Joe McWilliams
Lakeside Leader
Saskatoon season was coming into full swing last week, and reports suggest it’s going to be a pretty good year for the popular berry. Somebody suggested a story might be in order, so here goes:
The saskatoon is just one of many members of the genus Amelanchier. It’s called Amelanchier alnifolia, to be precise. Its common name is derived from the Cree, which the Wikipedia article depicts as misâskwatômin.
The range of the alnifolia, our beloved saskatoon, is a big chunk of western Canada, including most of B.C., Alberta, Saskatchewan and Manitoba, and reaching northwestwards through southern parts of the Northwest Territory and Yukon and into a bit of Alaska. South of the 49th parallel, it extends in two arms; the eastern one covers the Dakotas, mostly, and the western one in Washington, Oregon and parts of Idaho and Montana.

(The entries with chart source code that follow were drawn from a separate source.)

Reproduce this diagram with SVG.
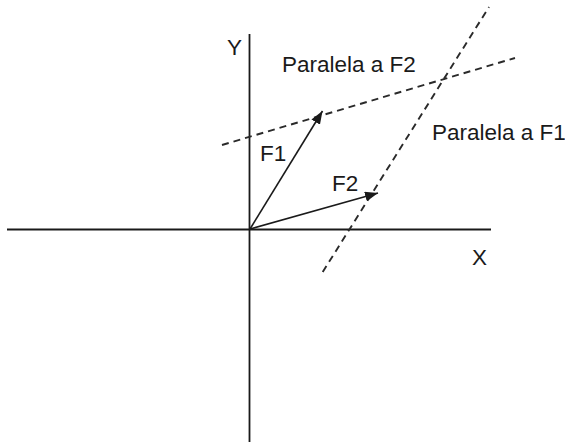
<svg xmlns="http://www.w3.org/2000/svg" width="565" height="442" viewBox="0 0 565 442">
  <style>
    .axis { stroke: #1a1a1a; stroke-width: 1.8; fill: none; }
    .vec { stroke: #1a1a1a; stroke-width: 1.6; fill: none; }
    .dash { stroke: #2a2a2a; stroke-width: 1.9; fill: none; stroke-dasharray: 7 5; }
    text { font-family: "Liberation Sans", Arial, sans-serif; font-size: 22.5px; fill: #1a1a1a; }
  </style>
  <defs>
    <marker id="arrow" markerUnits="userSpaceOnUse" markerWidth="13" markerHeight="10" refX="13" refY="5" orient="auto">
      <path d="M0,0 L13,5 L0,10 z" fill="#1a1a1a"/>
    </marker>
  </defs>
  <rect width="565" height="442" fill="#ffffff"/>
  <g id="connectors">
    <line id="y-axis" class="axis" x1="249.5" y1="34" x2="249.5" y2="442"/>
    <line id="x-axis" class="axis" x1="7" y1="229.5" x2="491" y2="229.5"/>
    <line id="parallel-f2" class="dash" x1="222" y1="145" x2="515" y2="58"/>
    <line id="parallel-f1" class="dash" x1="322.7" y1="272" x2="489" y2="7"/>
    <line id="F1" class="vec" x1="250" y1="229" x2="322.5" y2="111" marker-end="url(#arrow)"/>
    <line id="F2" class="vec" x1="250" y1="229" x2="378" y2="193" marker-end="url(#arrow)"/>
  </g>
  <g id="label-y"><text x="227" y="55">Y</text></g>
  <g id="label-x"><text x="472" y="265">X</text></g>
  <g id="label-f1"><text x="260" y="161">F1</text></g>
  <g id="label-f2"><text x="332" y="191">F2</text></g>
  <g id="label-paralela-f2"><text x="282" y="72">Paralela a F2</text></g>
  <g id="label-paralela-f1"><text x="432" y="140">Paralela a F1</text></g>
</svg>
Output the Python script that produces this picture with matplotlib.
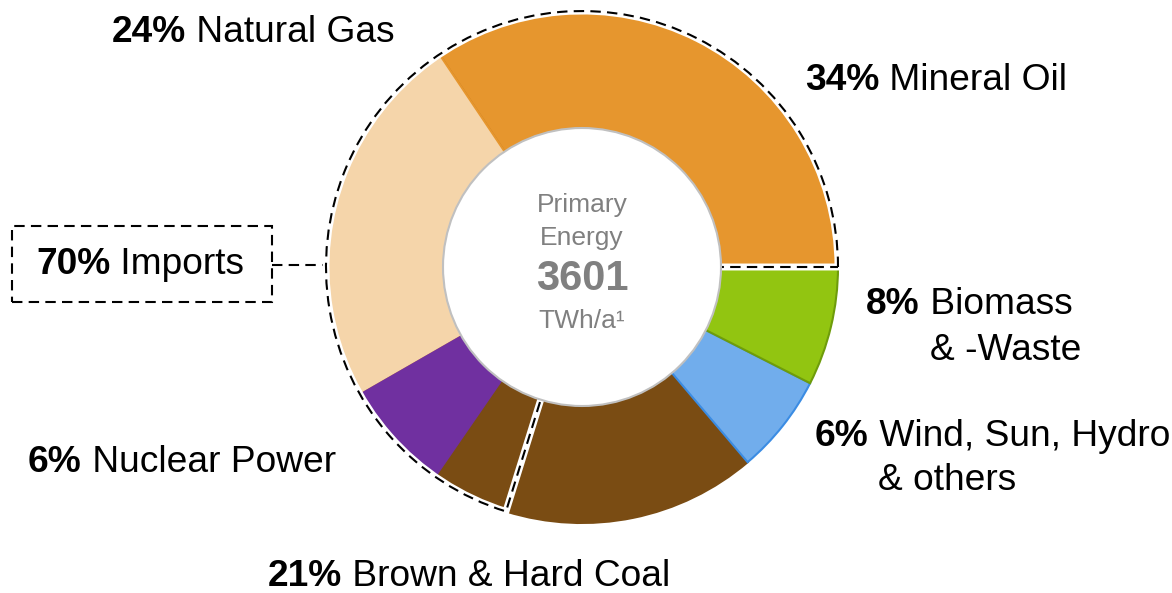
import matplotlib.pyplot as plt
from matplotlib.patches import Wedge, Circle, Rectangle

plt.rcParams['font.family'] = ['Liberation Sans', 'DejaVu Sans']

# wedge shares as drawn (counter-clockwise from 3 o'clock)
sources = ["Mineral Oil", "Natural Gas", "Nuclear Power", "Hard Coal",
           "Brown Coal", "Wind, Sun, Hydro", "Biomass"]
shares = [34.4, 23.9, 7.1, 4.8, 16.0, 6.3, 7.5]
imported = [True, True, True, True, False, False, False]
face_colors = ["#E6962E", "#F5D5AA", "#7030A0", "#7A4C13", "#7A4C13", "#71ADEC", "#92C511"]
edge_colors = ["#C47A1C", "#E6962E", "#7030A0", "#7A4C13", "#7A4C13", "#3B8CE3", "#6E9C0B"]

total_energy = "3601"
imports_pct = "70%"

# label: (bold part, rest, x, y) in pixel coordinates from top-left
labels = [
    ("24%", " Natural Gas", 112, 32),
    ("34%", " Mineral Oil", 805, 80),
    ("8%", " Biomass", 866, 305),
    ("6%", " Wind, Sun, Hydro", 815, 437),
    ("6%", " Nuclear Power", 28, 463),
    ("21%", " Brown & Hard Coal", 268, 577),
]
second_lines = [("& -Waste", 930, 350), ("& others", 878, 481)]

W, H = 1172, 593
FS = 26.7

fig = plt.figure(figsize=(W / 100, H / 100), dpi=100)
ax = fig.add_axes([0, 0, 1, 1])

cx, cy, r_out, r_in = 582, H - 267, 256, 139

wedges, _ = ax.pie(shares, colors=face_colors, startangle=0, counterclock=True,
                   center=(cx, cy), radius=r_out, frame=True)
for w, ec in zip(wedges, edge_colors):
    w.set_edgecolor(ec)
    w.set_linewidth(1.5)

# dashed outline around the imported part
imp_angle = 360 * sum(s for s, i in zip(shares, imported) if i) / sum(shares)
ax.add_patch(Wedge((cx, cy), r_out, 0, imp_angle, fill=False, ec="white", lw=5, zorder=3))
ax.add_patch(Wedge((cx, cy), r_out, 0, imp_angle, fill=False, ec="black", lw=1.5,
                   ls=(0, (5, 3)), zorder=4))

# donut hole
ax.add_patch(Circle((cx, cy), r_in, fc="white", ec="#C0C0C0", lw=1.5, zorder=5))

grey = "#808080"
ax.text(cx, H - 205, "Primary", ha="center", va="center", fontsize=19, color=grey, zorder=6)
ax.text(cx, H - 238, "Energy", ha="center", va="center", fontsize=19, color=grey, zorder=6)
ax.text(cx, H - 279, total_energy, ha="center", va="center", fontsize=30, color=grey,
        fontweight="bold", zorder=6)
ax.text(cx, H - 321, "TWh/a\u00b9", ha="center", va="center", fontsize=19, color=grey, zorder=6)


def label(bold, rest, x, y):
    t = ax.text(x, H - y, bold, ha="left", va="center", fontsize=FS, fontweight="bold")
    ax.annotate(rest, xy=(1, 0.5), xycoords=t, ha="left", va="center", fontsize=FS)


for b, rest, x, y in labels:
    label(b, rest, x, y)
for txt, x, y in second_lines:
    ax.text(x, H - y, txt, ha="left", va="center", fontsize=FS)

# imports box
ax.add_patch(Rectangle((12, H - 302), 260, 76, fill=False, ec="black", lw=1.5, ls=(0, (5, 3))))
ax.plot([272, cx - r_out], [H - 265, H - 265], color="black", lw=1.5, ls=(0, (5, 3)))
label(imports_pct, " Imports", 36, 265)

ax.set_xlim(0, W)
ax.set_ylim(0, H)
ax.set_aspect("equal")
ax.axis("off")

fig.savefig("out.png", dpi=100)
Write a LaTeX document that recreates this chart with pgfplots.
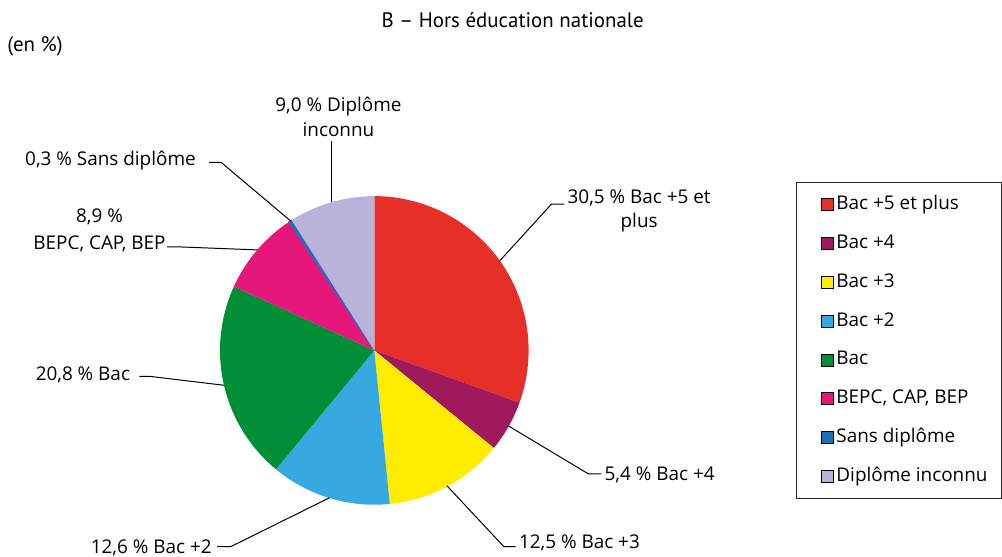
\documentclass[border=0pt]{standalone}
\usepackage{fontspec}
\setmainfont{Open Sans}
\newfontfamily\titlefont{PT Sans}
\usepackage{pgfplots}
\pgfplotsset{compat=1.18}

\definecolor{cA}{RGB}{230,48,39}
\definecolor{cB}{RGB}{160,25,90}
\definecolor{cC}{RGB}{255,236,0}
\definecolor{cD}{RGB}{54,169,225}
\definecolor{cE}{RGB}{0,143,54}
\definecolor{cF}{RGB}{230,23,122}
\definecolor{cG}{RGB}{29,113,184}
\definecolor{cH}{RGB}{185,179,218}

% shares (%)
\def\vA{30.5}\def\vB{5.4}\def\vC{12.5}\def\vD{12.6}
\def\vE{20.8}\def\vF{8.9}\def\vG{0.3}\def\vH{9.0}

\begin{document}
\begin{tikzpicture}
\pgfmathsetmacro\aA{90}
\pgfmathsetmacro\aB{\aA-3.6*\vA}
\pgfmathsetmacro\aC{\aB-3.6*\vB}
\pgfmathsetmacro\aD{\aC-3.6*\vC}
\pgfmathsetmacro\aE{\aD-3.6*\vD}
\pgfmathsetmacro\aF{\aE-3.6*\vE}
\pgfmathsetmacro\aG{\aF-3.6*\vF}
\pgfmathsetmacro\aH{\aG-3.6*\vG}
\pgfmathsetmacro\aI{\aH-3.6*\vH}
\begin{axis}[
  scale only axis, width=501pt, height=279.5pt,
  xmin=0, xmax=1002, ymin=0, ymax=559,
  hide axis, clip=false,
  legend style={at={(axis cs:799.5,376)}, anchor=north west,
    draw=black!85, line width=0.5pt, font=\fontsize{9.5}{11}\selectfont,
    row sep=10.5pt, inner xsep=7pt, inner ysep=6.5pt,
    nodes={inner xsep=0pt, inner ysep=0pt, text height=7pt, text depth=2pt}},
  legend cell align=left,
  legend image code/.code={\path (-5pt,0pt) (7.5pt,0pt);\draw[#1, draw=black, line width=0.3pt] (0pt,-3pt) rectangle (6pt,3pt);},
]
\path (axis cs:0,0) rectangle (axis cs:1002,559);
\addplot[fill=cA, draw=none, domain=\aB:\aA, samples=60, variable=\t] ({376+155*cos(\t)},{207+155*sin(\t)}) -- (axis cs:376,207) -- cycle;
\addlegendentry{Bac +5 et plus}
\addplot[fill=cB, draw=none, domain=\aC:\aB, samples=20, variable=\t] ({376+155*cos(\t)},{207+155*sin(\t)}) -- (axis cs:376,207) -- cycle;
\addlegendentry{Bac +4}
\addplot[fill=cC, draw=none, domain=\aD:\aC, samples=40, variable=\t] ({376+155*cos(\t)},{207+155*sin(\t)}) -- (axis cs:376,207) -- cycle;
\addlegendentry{Bac +3}
\addplot[fill=cD, draw=none, domain=\aE:\aD, samples=40, variable=\t] ({376+155*cos(\t)},{207+155*sin(\t)}) -- (axis cs:376,207) -- cycle;
\addlegendentry{Bac +2}
\addplot[fill=cE, draw=none, domain=\aF:\aE, samples=50, variable=\t] ({376+155*cos(\t)},{207+155*sin(\t)}) -- (axis cs:376,207) -- cycle;
\addlegendentry{Bac}
\addplot[fill=cF, draw=none, domain=\aG:\aF, samples=30, variable=\t] ({376+155*cos(\t)},{207+155*sin(\t)}) -- (axis cs:376,207) -- cycle;
\addlegendentry{BEPC, CAP, BEP}
\addplot[fill=cG, draw=cG, line width=0.6pt, domain=\aH:\aG, samples=3, variable=\t] ({376+155*cos(\t)},{207+155*sin(\t)}) -- (axis cs:376,207) -- cycle;
\addlegendentry{Sans diplôme}
\addplot[fill=cH, draw=none, domain=\aI:\aH, samples=30, variable=\t] ({376+155*cos(\t)},{207+155*sin(\t)}) -- (axis cs:376,207) -- cycle;
\addlegendentry{Diplôme inconnu}

% leader lines
\draw[line width=0.5pt] (axis cs:502,297) -- (axis cs:554,354) -- (axis cs:567,354);
\draw[line width=0.5pt] (axis cs:511,131) -- (axis cs:591,83) -- (axis cs:604,83);
\draw[line width=0.5pt] (axis cs:449,71) -- (axis cs:506,10) -- (axis cs:518,10);
\draw[line width=0.5pt] (axis cs:331,59) -- (axis cs:232,10) -- (axis cs:218,10);
\draw[line width=0.5pt] (axis cs:225,172) -- (axis cs:150,181) -- (axis cs:140,181);
\draw[line width=0.5pt] (axis cs:258,308) -- (axis cs:180,311) -- (axis cs:168,311);
\draw[line width=0.5pt] (axis cs:292,337) -- (axis cs:222,396) -- (axis cs:210,396);
\draw[line width=0.5pt] (axis cs:333,356) -- (axis cs:333,417);

% labels
\begin{scope}[every node/.style={font=\fontsize{9.5}{12}\selectfont, inner sep=0pt}]
\node[align=center] at (axis cs:642,347) {30,5 \% Bac +5 et\\plus};
\node[anchor=west] at (axis cs:607,82) {5,4 \% Bac +4};
\node[anchor=west] at (axis cs:521,14) {12,5 \% Bac +3};
\node[anchor=east] at (axis cs:213,9) {12,6 \% Bac +2};
\node[anchor=east] at (axis cs:131,182) {20,8 \% Bac};
\node[align=center, font=\fontsize{9.5}{13.5}\selectfont] at (axis cs:100,328) {8,9 \%\\BEPC, CAP, BEP};
\node[anchor=east] at (axis cs:197,398) {0,3 \% Sans diplôme};
\node[align=center, font=\fontsize{9.5}{12.5}\selectfont] at (axis cs:340,442) {9,0 \% Diplôme\\inconnu};
\end{scope}
\node[font=\titlefont\fontsize{10.5}{12}\selectfont, inner sep=0pt] at (axis cs:515,539) {B – Hors éducation nationale};
\node[font=\titlefont\fontsize{10.5}{12}\selectfont, inner sep=0pt, anchor=west] at (axis cs:7,512) {(en \%)};
\end{axis}
\end{tikzpicture}
\end{document}
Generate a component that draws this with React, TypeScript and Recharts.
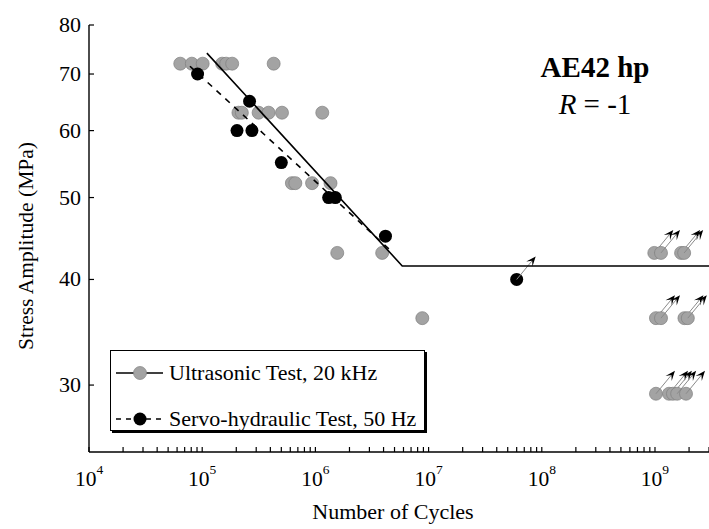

As you’d expect the Saskatoon has lots of other names, some of them probably local or regional. They include Pacific serviceberry, western serviceberry, alder-leaf (that’s what ‘alnifolia’ means in Latin) shadbush, dwarf shadbush, chuckley pear, western juneberry and pigeon berry.
Further afield, the relatives of the saskatoon occur over much of North America. A lot of these varieties have some form of the name serviceberry, or shadbush.
And the most common uses? Around here jam is one, along with the always-popular saskatoon pie. We have heard of Saskatoon wine as well. Not to mention the traditional use in pemmican. Does anybody make pemmican anymore? Christopher ‘Ian’ Gladue might be the one to give it a try. He makes a type of dried meat called Pânsâwân in Edmonton, and his mobile food business is called Native Delights. Gladue is a Bigstone member from the Wabasca area. He hadn’t gotten back to us by press time.
Dog Island Brewing of Slave Lake has been known to flavour one of its beers with saskatoons.
Of course where there are abundant ripe saskatoons there will also be black bears. If you come across a patch of saskatoon bushes all knocked down or otherwise roughly disturbed, a bear was probably the cause.